:: Task directions ::
Could the lines from the start of the data through the line with "return (PLOT_BOTTOM - page_y) / PH" be set down exactly, with no pictures among them?

:: Dataset section ::
%%
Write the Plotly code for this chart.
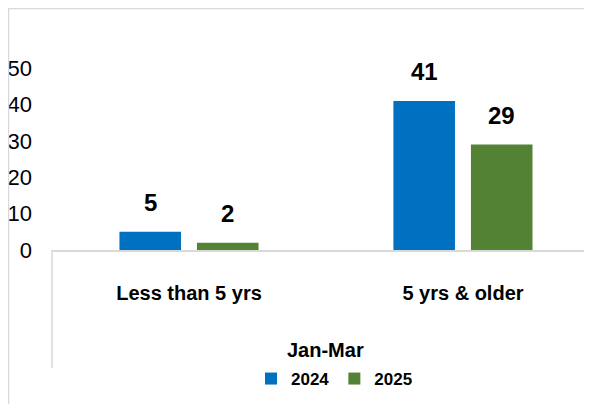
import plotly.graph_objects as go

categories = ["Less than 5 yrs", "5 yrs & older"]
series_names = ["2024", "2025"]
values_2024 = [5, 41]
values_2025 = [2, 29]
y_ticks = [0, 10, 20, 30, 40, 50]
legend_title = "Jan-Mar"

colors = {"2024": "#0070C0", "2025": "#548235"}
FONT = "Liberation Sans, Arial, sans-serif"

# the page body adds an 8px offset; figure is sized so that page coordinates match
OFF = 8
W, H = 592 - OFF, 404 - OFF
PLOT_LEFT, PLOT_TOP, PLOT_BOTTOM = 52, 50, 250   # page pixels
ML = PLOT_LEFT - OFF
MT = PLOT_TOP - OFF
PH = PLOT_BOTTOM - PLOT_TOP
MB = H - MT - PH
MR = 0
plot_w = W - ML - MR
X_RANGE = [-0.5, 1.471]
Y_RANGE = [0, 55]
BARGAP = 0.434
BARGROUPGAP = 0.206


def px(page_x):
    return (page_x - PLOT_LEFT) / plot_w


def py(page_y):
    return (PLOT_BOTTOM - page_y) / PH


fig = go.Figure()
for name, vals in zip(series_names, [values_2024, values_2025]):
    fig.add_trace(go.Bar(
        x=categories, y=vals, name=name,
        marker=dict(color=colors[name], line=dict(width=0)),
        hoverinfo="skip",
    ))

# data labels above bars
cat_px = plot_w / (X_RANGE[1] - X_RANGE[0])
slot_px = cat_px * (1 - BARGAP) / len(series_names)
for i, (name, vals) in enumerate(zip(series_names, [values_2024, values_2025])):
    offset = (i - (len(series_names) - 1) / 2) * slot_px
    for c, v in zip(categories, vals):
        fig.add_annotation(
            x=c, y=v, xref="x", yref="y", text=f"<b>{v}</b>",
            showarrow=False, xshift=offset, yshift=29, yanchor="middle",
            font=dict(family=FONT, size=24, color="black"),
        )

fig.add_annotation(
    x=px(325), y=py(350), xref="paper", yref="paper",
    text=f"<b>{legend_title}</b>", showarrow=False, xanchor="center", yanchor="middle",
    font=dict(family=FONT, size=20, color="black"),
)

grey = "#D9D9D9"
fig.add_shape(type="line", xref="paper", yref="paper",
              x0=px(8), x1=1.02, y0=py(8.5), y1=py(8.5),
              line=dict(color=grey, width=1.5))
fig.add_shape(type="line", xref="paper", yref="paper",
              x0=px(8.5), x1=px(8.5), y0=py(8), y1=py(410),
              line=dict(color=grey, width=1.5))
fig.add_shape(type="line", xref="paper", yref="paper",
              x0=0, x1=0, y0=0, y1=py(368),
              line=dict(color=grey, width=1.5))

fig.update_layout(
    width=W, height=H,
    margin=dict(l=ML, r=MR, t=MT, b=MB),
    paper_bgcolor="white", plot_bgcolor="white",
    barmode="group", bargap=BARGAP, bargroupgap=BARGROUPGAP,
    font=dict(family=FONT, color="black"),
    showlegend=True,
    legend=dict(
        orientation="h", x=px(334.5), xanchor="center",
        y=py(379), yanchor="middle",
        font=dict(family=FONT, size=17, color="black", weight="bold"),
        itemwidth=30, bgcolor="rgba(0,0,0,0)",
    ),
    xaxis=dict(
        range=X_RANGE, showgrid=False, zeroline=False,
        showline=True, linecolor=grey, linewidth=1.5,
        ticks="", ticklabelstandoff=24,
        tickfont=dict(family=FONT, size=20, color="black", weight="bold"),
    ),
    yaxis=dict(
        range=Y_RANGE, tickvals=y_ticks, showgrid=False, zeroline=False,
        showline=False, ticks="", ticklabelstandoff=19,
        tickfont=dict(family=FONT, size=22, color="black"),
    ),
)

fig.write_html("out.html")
%%
:: Task answer ::
Write the Plotly code for this chart.
import plotly.graph_objects as go

categories = ["Less than 5 yrs", "5 yrs & older"]
series_names = ["2024", "2025"]
values_2024 = [5, 41]
values_2025 = [2, 29]
y_ticks = [0, 10, 20, 30, 40, 50]
legend_title = "Jan-Mar"

colors = {"2024": "#0070C0", "2025": "#548235"}
FONT = "Liberation Sans, Arial, sans-serif"

# the page body adds an 8px offset; figure is sized so that page coordinates match
OFF = 8
W, H = 592 - OFF, 404 - OFF
PLOT_LEFT, PLOT_TOP, PLOT_BOTTOM = 52, 50, 250   # page pixels
ML = PLOT_LEFT - OFF
MT = PLOT_TOP - OFF
PH = PLOT_BOTTOM - PLOT_TOP
MB = H - MT - PH
MR = 0
plot_w = W - ML - MR
X_RANGE = [-0.5, 1.471]
Y_RANGE = [0, 55]
BARGAP = 0.434
BARGROUPGAP = 0.206


def px(page_x):
    return (page_x - PLOT_LEFT) / plot_w


def py(page_y):
    return (PLOT_BOTTOM - page_y) / PH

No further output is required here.